### TASK INSTRUCTIONS
Leave out the pictures and copy everything else below exactly.

### GIVEN MATERIAL

*-*-*

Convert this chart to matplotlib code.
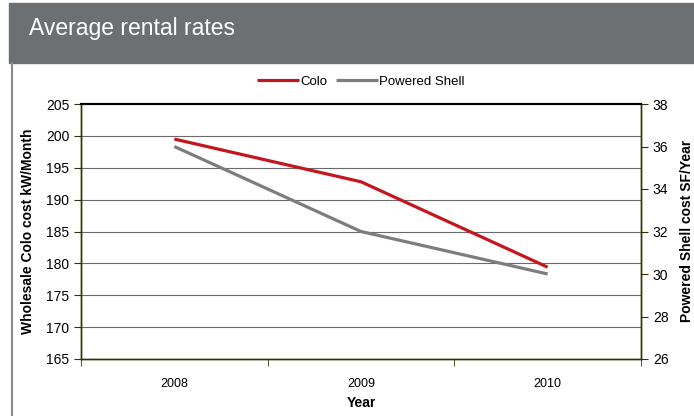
import matplotlib
matplotlib.use("Agg")
import matplotlib.pyplot as plt
from matplotlib.patches import Rectangle
from matplotlib.lines import Line2D

plt.rcParams['font.family'] = ['Liberation Sans', 'DejaVu Sans']

years = ['2008', '2009', '2010']
colo = [199.5, 192.8, 179.4]          # $/kW/month
powered_shell = [36.0, 32.0, 30.0]    # $/SF/year

x = list(range(len(years)))

fig = plt.figure(figsize=(6.94, 4.16), dpi=100)

# header band + left rule
fig.patches.append(Rectangle((9 / 694, (416 - 63) / 416), 1, 60 / 416,
                             transform=fig.transFigure, color='#6d7073', zorder=0))
fig.add_artist(Line2D([12 / 694, 12 / 694], [0, (416 - 63) / 416],
                      transform=fig.transFigure, color='#8a8a8a', lw=1.5))
fig.text(29 / 694, (416 - 35) / 416, 'Average rental rates', color='white',
         fontsize=16.5, va='baseline', ha='left')

ax = fig.add_axes([81 / 694, (416 - 359) / 416, 560 / 694, 255 / 416])
ax2 = ax.twinx()

l1, = ax.plot(x, colo, color='#c3161f', lw=2.3, solid_capstyle='butt', zorder=3)
l2, = ax2.plot(x, powered_shell, color='#7b7d7e', lw=2.3, solid_capstyle='butt', zorder=2)

ax.set_xlim(-0.5, 2.5)
ax.set_ylim(165, 205)
ax.set_yticks(range(165, 206, 5))
ax2.set_ylim(26, 38)
ax2.set_yticks(range(26, 39, 2))

ax.set_xticks(x)
ax.set_xticklabels(years)
ax.set_xticks([-0.5, 0.5, 1.5, 2.5], minor=True)
ax.tick_params(axis='x', which='major', length=0, pad=14, labelsize=9)
ax.tick_params(axis='x', which='minor', length=5, direction='out', color='#333300')
ax.tick_params(axis='y', length=5, direction='out', color='#333300', labelsize=10)
ax2.tick_params(axis='y', length=5, direction='out', color='#333300', labelsize=10)

for v in range(170, 205, 5):
    ax.axhline(v, color='#6a6a6a', lw=0.8, zorder=1)

for a in (ax, ax2):
    for s in a.spines.values():
        s.set_color('#333300')
        s.set_linewidth(1.0)
    a.spines['top'].set_color('black')
    a.spines['top'].set_linewidth(1.5)

ax.set_xlabel('Year', fontweight='bold', fontsize=10, labelpad=4)
ax.set_ylabel('Wholesale Colo cost kW/Month', fontweight='bold', fontsize=10, labelpad=8)
fig.text(687 / 694, (416 - 231) / 416, 'Powered Shell cost SF/Year', rotation=90,
         fontweight='bold', fontsize=10, ha='center', va='center')

fig.legend([l1, l2], ['Colo', 'Powered Shell'], loc='center',
           bbox_to_anchor=(361 / 694, (416 - 82) / 416), ncol=2, frameon=False,
           fontsize=9.5, handlelength=3.2, handletextpad=0.1, columnspacing=0.6)

fig.savefig('out.png', dpi=100)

*-*-*

### REPLY TO THE TASK
Convert this chart to matplotlib code.
import matplotlib
matplotlib.use("Agg")
import matplotlib.pyplot as plt
from matplotlib.patches import Rectangle
from matplotlib.lines import Line2D

plt.rcParams['font.family'] = ['Liberation Sans', 'DejaVu Sans']

years = ['2008', '2009', '2010']
colo = [199.5, 192.8, 179.4]          # $/kW/month
powered_shell = [36.0, 32.0, 30.0]    # $/SF/year

x = list(range(len(years)))

fig = plt.figure(figsize=(6.94, 4.16), dpi=100)

# header band + left rule
fig.patches.append(Rectangle((9 / 694, (416 - 63) / 416), 1, 60 / 416,
                             transform=fig.transFigure, color='#6d7073', zorder=0))
fig.add_artist(Line2D([12 / 694, 12 / 694], [0, (416 - 63) / 416],
                      transform=fig.transFigure, color='#8a8a8a', lw=1.5))
fig.text(29 / 694, (416 - 35) / 416, 'Average rental rates', color='white',
         fontsize=16.5, va='baseline', ha='left')

ax = fig.add_axes([81 / 694, (416 - 359) / 416, 560 / 694, 255 / 416])
ax2 = ax.twinx()

l1, = ax.plot(x, colo, color='#c3161f', lw=2.3, solid_capstyle='butt', zorder=3)
l2, = ax2.plot(x, powered_shell, color='#7b7d7e', lw=2.3, solid_capstyle='butt', zorder=2)

ax.set_xlim(-0.5, 2.5)
ax.set_ylim(165, 205)
ax.set_yticks(range(165, 206, 5))
ax2.set_ylim(26, 38)
ax2.set_yticks(range(26, 39, 2))

ax.set_xticks(x)
ax.set_xticklabels(years)
ax.set_xticks([-0.5, 0.5, 1.5, 2.5], minor=True)
ax.tick_params(axis='x', which='major', length=0, pad=14, labelsize=9)
ax.tick_params(axis='x', which='minor', length=5, direction='out', color='#333300')
ax.tick_params(axis='y', length=5, direction='out', color='#333300', labelsize=10)
ax2.tick_params(axis='y', length=5, direction='out', color='#333300', labelsize=10)

for v in range(170, 205, 5):
    ax.axhline(v, color='#6a6a6a', lw=0.8, zorder=1)

for a in (ax, ax2):
    for s in a.spines.values():
        s.set_color('#333300')
        s.set_linewidth(1.0)
    a.spines['top'].set_color('black')
    a.spines['top'].set_linewidth(1.5)

ax.set_xlabel('Year', fontweight='bold', fontsize=10, labelpad=4)
ax.set_ylabel('Wholesale Colo cost kW/Month', fontweight='bold', fontsize=10, labelpad=8)
fig.text(687 / 694, (416 - 231) / 416, 'Powered Shell cost SF/Year', rotation=90,
         fontweight='bold', fontsize=10, ha='center', va='center')

fig.legend([l1, l2], ['Colo', 'Powered Shell'], loc='center',
           bbox_to_anchor=(361 / 694, (416 - 82) / 416), ncol=2, frameon=False,
           fontsize=9.5, handlelength=3.2, handletextpad=0.1, columnspacing=0.6)

fig.savefig('out.png', dpi=100)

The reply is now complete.